## [Material provided]
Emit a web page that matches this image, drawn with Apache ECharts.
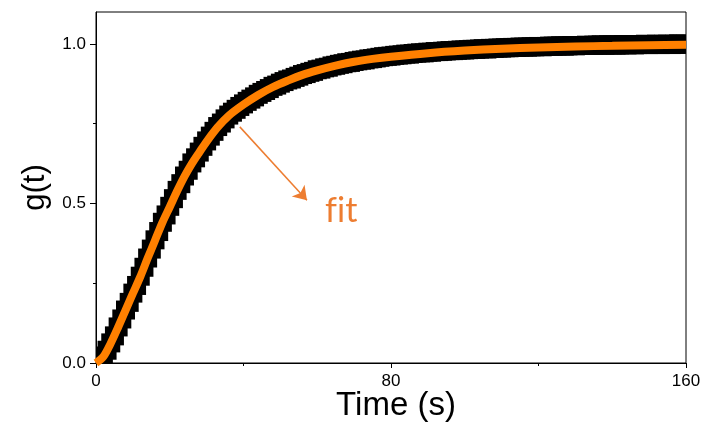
<!DOCTYPE html>
<html>
<head>
    <meta charset="utf-8">
    <title>g(t)</title>
    <script src="https://cdn.jsdelivr.net/npm/echarts@6/dist/echarts.min.js"></script>
    <style>
        html, body { margin: 0; padding: 0; background: #fff; }
        #chart { width: 705px; height: 422px; }
    </style>
</head>
<body>
<div id="chart"></div>
<script type="text/javascript">
    // measured g(t), one sample per second from t = 0
    var sampleStep = 1;
    var gData = [
        0.003, 0.010, 0.022, 0.040, 0.063, 0.085, 0.113, 0.138, 0.166, 0.190,
        0.219, 0.243, 0.272, 0.300, 0.329, 0.357, 0.386, 0.412, 0.441, 0.464,
        0.491, 0.515, 0.541, 0.562, 0.586, 0.604, 0.627, 0.643, 0.661, 0.679,
        0.696, 0.711, 0.726, 0.741, 0.752, 0.765, 0.777, 0.786, 0.795, 0.804,
        0.812, 0.820, 0.827, 0.834, 0.842, 0.848, 0.854, 0.860, 0.867, 0.871,
        0.877, 0.882, 0.887, 0.890, 0.895, 0.899, 0.904, 0.907, 0.911, 0.914,
        0.919, 0.921, 0.925, 0.927, 0.931, 0.933, 0.936, 0.938, 0.941, 0.942,
        0.945, 0.947, 0.949, 0.950, 0.953, 0.954, 0.956, 0.958, 0.960, 0.961,
        0.962, 0.964, 0.965, 0.966, 0.968, 0.968, 0.970, 0.971, 0.972, 0.972,
        0.974, 0.974, 0.976, 0.976, 0.977, 0.978, 0.979, 0.979, 0.980, 0.981,
        0.981, 0.982, 0.983, 0.983, 0.984, 0.985, 0.984, 0.986, 0.986, 0.987,
        0.987, 0.988, 0.988, 0.989, 0.989, 0.990, 0.990, 0.990, 0.991, 0.991,
        0.992, 0.991, 0.992, 0.993, 0.993, 0.993, 0.994, 0.993, 0.994, 0.995,
        0.994, 0.995, 0.995, 0.996, 0.995, 0.996, 0.996, 0.997, 0.996, 0.997,
        0.997, 0.996, 0.997, 0.998, 0.997, 0.998, 0.997, 0.998, 0.998, 0.999,
        0.998, 0.998, 0.999, 0.998, 0.999, 0.999, 0.998, 0.999, 1.000, 0.999,
        0.999
    ];

    // fitted curve
    var fitT = [0, 2, 4, 6, 8, 10, 12, 14, 16, 18, 20, 22, 24, 26, 28, 30, 33, 36, 40, 44,
                48, 52, 56, 60, 65, 70, 75, 80, 90, 100, 110, 120, 130, 140, 150, 160];
    var fitG = [0.000, 0.020, 0.062, 0.112, 0.165, 0.218, 0.270, 0.328, 0.384, 0.440,
                0.489, 0.539, 0.585, 0.625, 0.660, 0.694, 0.739, 0.775, 0.810, 0.840,
                0.865, 0.885, 0.903, 0.917, 0.932, 0.944, 0.953, 0.960, 0.971, 0.979,
                0.985, 0.989, 0.992, 0.994, 0.996, 0.997];

    // annotation arrow (data coords) and label
    var arrowFrom = [39, 0.74];
    var arrowTo = [57.2, 0.51];
    var fitLabelAt = [66.5, 0.475];

    var xTicks = [0, 80, 160];
    var yTicks = [0, 0.5, 1.0];
    var yMinorTicks = [0.25, 0.75];

    var points = [];
    for (var i = 0; i < gData.length; i++) {
        points.push([i * sampleStep, gData[i]]);
    }
    var fitLine = [];
    for (var j = 0; j < fitT.length; j++) {
        fitLine.push([fitT[j], fitG[j]]);
    }

    var tickFont = {
        color: '#000',
        fontFamily: 'Liberation Sans, Arial, sans-serif',
        fontSize: 17
    };

    var myChart = echarts.init(document.getElementById('chart'), null, {renderer: 'canvas'});
    var option = {
        animation: false,
        backgroundColor: '#fff',
        grid: {
            left: 96,
            right: 19,
            top: 12,
            bottom: 59,
            show: true,
            borderColor: '#000',
            borderWidth: 1,
            containLabel: false,
            outerBoundsMode: 'none'
        },
        xAxis: [{
            type: 'value',
            min: xTicks[0],
            max: xTicks[xTicks.length - 1],
            interval: 80,
            name: 'Time (s)',
            nameLocation: 'middle',
            nameGap: 26,
            nameMoveOverlap: false,
            nameTextStyle: {
                color: '#000',
                fontFamily: 'Liberation Sans, Arial, sans-serif',
                fontSize: 33,
                padding: [0, 0, 0, 10]
            },
            axisLine: { lineStyle: { color: '#000', width: 1 } },
            axisTick: { show: true, length: 5, lineStyle: { color: '#000' } },
            minorTick: { show: true, splitNumber: 2, length: 3, lineStyle: { color: '#000' } },
            axisLabel: Object.assign({ margin: 10 }, tickFont),
            splitLine: { show: false }
        }],
        yAxis: [{
            type: 'value',
            min: 0,
            max: 1.1,
            name: 'g(t)',
            nameLocation: 'middle',
            nameGap: 45,
            nameMoveOverlap: false,
            nameTextStyle: {
                color: '#000',
                fontFamily: 'Liberation Sans, Arial, sans-serif',
                fontSize: 31
            },
            axisLine: { lineStyle: { color: '#000', width: 1 } },
            axisTick: { show: true, length: 6, customValues: yTicks, lineStyle: { color: '#000' } },
            axisLabel: Object.assign({
                margin: 10,
                customValues: yTicks,
                formatter: function (v) { return v.toFixed(1); }
            }, tickFont),
            splitLine: { show: false }
        }, {
            type: 'value',
            min: 0,
            max: 1.1,
            position: 'left',
            axisLine: { show: false },
            axisTick: { show: true, length: 3, customValues: yMinorTicks, lineStyle: { color: '#000' } },
            axisLabel: { show: false },
            splitLine: { show: false }
        }],
        series: [{
            name: 'data',
            type: 'custom',
            clip: true,
            z: 2,
            data: points,
            renderItem: function (params, api) {
                var p = api.coord([api.value(0), api.value(1)]);
                var s = 19;
                return {
                    type: 'rect',
                    shape: { x: p[0] - s / 2, y: p[1] - s / 2, width: s, height: s },
                    style: { fill: '#000' }
                };
            }
        }, {
            name: 'fit',
            type: 'line',
            z: 3,
            smooth: 0.3,
            showSymbol: false,
            clip: true,
            data: fitLine,
            lineStyle: { color: '#ff8000', width: 8 },
            markLine: {
                silent: true,
                symbol: ['none', 'arrow'],
                symbolSize: 13,
                lineStyle: { color: '#ed7d31', width: 1.5, type: 'solid' },
                label: { show: false },
                data: [[{ coord: arrowFrom }, { coord: arrowTo }]]
            },
            markPoint: {
                silent: true,
                symbol: 'circle',
                symbolSize: 0,
                label: {
                    show: true,
                    position: 'inside',
                    formatter: 'f\u200Cit',
                    color: '#ed7d31',
                    fontFamily: 'Lato, Open Sans, sans-serif',
                    fontSize: 34
                },
                data: [{ coord: fitLabelAt }]
            }
        }]
    };
    myChart.setOption(option);
</script>
</body>
</html>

## [Given task]
Quote each line of the listing exactly, but leave the pictures out.

## [Solved exercise]
Emit a web page that matches this image, drawn with Apache ECharts.
<!DOCTYPE html>
<html>
<head>
    <meta charset="utf-8">
    <title>g(t)</title>
    <script src="https://cdn.jsdelivr.net/npm/echarts@6/dist/echarts.min.js"></script>
    <style>
        html, body { margin: 0; padding: 0; background: #fff; }
        #chart { width: 705px; height: 422px; }
    </style>
</head>
<body>
<div id="chart"></div>
<script type="text/javascript">
    // measured g(t), one sample per second from t = 0
    var sampleStep = 1;
    var gData = [
        0.003, 0.010, 0.022, 0.040, 0.063, 0.085, 0.113, 0.138, 0.166, 0.190,
        0.219, 0.243, 0.272, 0.300, 0.329, 0.357, 0.386, 0.412, 0.441, 0.464,
        0.491, 0.515, 0.541, 0.562, 0.586, 0.604, 0.627, 0.643, 0.661, 0.679,
        0.696, 0.711, 0.726, 0.741, 0.752, 0.765, 0.777, 0.786, 0.795, 0.804,
        0.812, 0.820, 0.827, 0.834, 0.842, 0.848, 0.854, 0.860, 0.867, 0.871,
        0.877, 0.882, 0.887, 0.890, 0.895, 0.899, 0.904, 0.907, 0.911, 0.914,
        0.919, 0.921, 0.925, 0.927, 0.931, 0.933, 0.936, 0.938, 0.941, 0.942,
        0.945, 0.947, 0.949, 0.950, 0.953, 0.954, 0.956, 0.958, 0.960, 0.961,
        0.962, 0.964, 0.965, 0.966, 0.968, 0.968, 0.970, 0.971, 0.972, 0.972,
        0.974, 0.974, 0.976, 0.976, 0.977, 0.978, 0.979, 0.979, 0.980, 0.981,
        0.981, 0.982, 0.983, 0.983, 0.984, 0.985, 0.984, 0.986, 0.986, 0.987,
        0.987, 0.988, 0.988, 0.989, 0.989, 0.990, 0.990, 0.990, 0.991, 0.991,
        0.992, 0.991, 0.992, 0.993, 0.993, 0.993, 0.994, 0.993, 0.994, 0.995,
        0.994, 0.995, 0.995, 0.996, 0.995, 0.996, 0.996, 0.997, 0.996, 0.997,
        0.997, 0.996, 0.997, 0.998, 0.997, 0.998, 0.997, 0.998, 0.998, 0.999,
        0.998, 0.998, 0.999, 0.998, 0.999, 0.999, 0.998, 0.999, 1.000, 0.999,
        0.999
    ];

    // fitted curve
    var fitT = [0, 2, 4, 6, 8, 10, 12, 14, 16, 18, 20, 22, 24, 26, 28, 30, 33, 36, 40, 44,
                48, 52, 56, 60, 65, 70, 75, 80, 90, 100, 110, 120, 130, 140, 150, 160];
    var fitG = [0.000, 0.020, 0.062, 0.112, 0.165, 0.218, 0.270, 0.328, 0.384, 0.440,
                0.489, 0.539, 0.585, 0.625, 0.660, 0.694, 0.739, 0.775, 0.810, 0.840,
                0.865, 0.885, 0.903, 0.917, 0.932, 0.944, 0.953, 0.960, 0.971, 0.979,
                0.985, 0.989, 0.992, 0.994, 0.996, 0.997];

    // annotation arrow (data coords) and label
    var arrowFrom = [39, 0.74];
    var arrowTo = [57.2, 0.51];
    var fitLabelAt = [66.5, 0.475];

    var xTicks = [0, 80, 160];
    var yTicks = [0, 0.5, 1.0];
    var yMinorTicks = [0.25, 0.75];

    var points = [];
    for (var i = 0; i < gData.length; i++) {
        points.push([i * sampleStep, gData[i]]);
    }
    var fitLine = [];
    for (var j = 0; j < fitT.length; j++) {
        fitLine.push([fitT[j], fitG[j]]);
    }

    var tickFont = {
        color: '#000',
        fontFamily: 'Liberation Sans, Arial, sans-serif',
        fontSize: 17
    };

    var myChart = echarts.init(document.getElementById('chart'), null, {renderer: 'canvas'});
    var option = {
        animation: false,
        backgroundColor: '#fff',
        grid: {
            left: 96,
            right: 19,
            top: 12,
            bottom: 59,
            show: true,
            borderColor: '#000',
            borderWidth: 1,
            containLabel: false,
            outerBoundsMode: 'none'
        },
        xAxis: [{
            type: 'value',
            min: xTicks[0],
            max: xTicks[xTicks.length - 1],
            interval: 80,
            name: 'Time (s)',
            nameLocation: 'middle',
            nameGap: 26,
            nameMoveOverlap: false,
            nameTextStyle: {
                color: '#000',
                fontFamily: 'Liberation Sans, Arial, sans-serif',
                fontSize: 33,
                padding: [0, 0, 0, 10]
            },
            axisLine: { lineStyle: { color: '#000', width: 1 } },
            axisTick: { show: true, length: 5, lineStyle: { color: '#000' } },
            minorTick: { show: true, splitNumber: 2, length: 3, lineStyle: { color: '#000' } },
            axisLabel: Object.assign({ margin: 10 }, tickFont),
            splitLine: { show: false }
        }],
        yAxis: [{
            type: 'value',
            min: 0,
            max: 1.1,
            name: 'g(t)',
            nameLocation: 'middle',
            nameGap: 45,
            nameMoveOverlap: false,
            nameTextStyle: {
                color: '#000',
                fontFamily: 'Liberation Sans, Arial, sans-serif',
                fontSize: 31
            },
            axisLine: { lineStyle: { color: '#000', width: 1 } },
            axisTick: { show: true, length: 6, customValues: yTicks, lineStyle: { color: '#000' } },
            axisLabel: Object.assign({
                margin: 10,
                customValues: yTicks,
                formatter: function (v) { return v.toFixed(1); }
            }, tickFont),
            splitLine: { show: false }
        }, {
            type: 'value',
            min: 0,
            max: 1.1,
            position: 'left',
            axisLine: { show: false },
            axisTick: { show: true, length: 3, customValues: yMinorTicks, lineStyle: { color: '#000' } },
            axisLabel: { show: false },
            splitLine: { show: false }
        }],
        series: [{
            name: 'data',
            type: 'custom',
            clip: true,
            z: 2,
            data: points,
            renderItem: function (params, api) {
                var p = api.coord([api.value(0), api.value(1)]);
                var s = 19;
                return {
                    type: 'rect',
                    shape: { x: p[0] - s / 2, y: p[1] - s / 2, width: s, height: s },
                    style: { fill: '#000' }
                };
            }
        }, {
            name: 'fit',
            type: 'line',
            z: 3,
            smooth: 0.3,
            showSymbol: false,
            clip: true,
            data: fitLine,
            lineStyle: { color: '#ff8000', width: 8 },
            markLine: {
                silent: true,
                symbol: ['none', 'arrow'],
                symbolSize: 13,
                lineStyle: { color: '#ed7d31', width: 1.5, type: 'solid' },
                label: { show: false },
                data: [[{ coord: arrowFrom }, { coord: arrowTo }]]
            },
            markPoint: {
                silent: true,
                symbol: 'circle',
                symbolSize: 0,
                label: {
                    show: true,
                    position: 'inside',
                    formatter: 'f\u200Cit',
                    color: '#ed7d31',
                    fontFamily: 'Lato, Open Sans, sans-serif',
                    fontSize: 34
                },
                data: [{ coord: fitLabelAt }]
            }
        }]
    };
    myChart.setOption(option);
</script>
</body>
</html>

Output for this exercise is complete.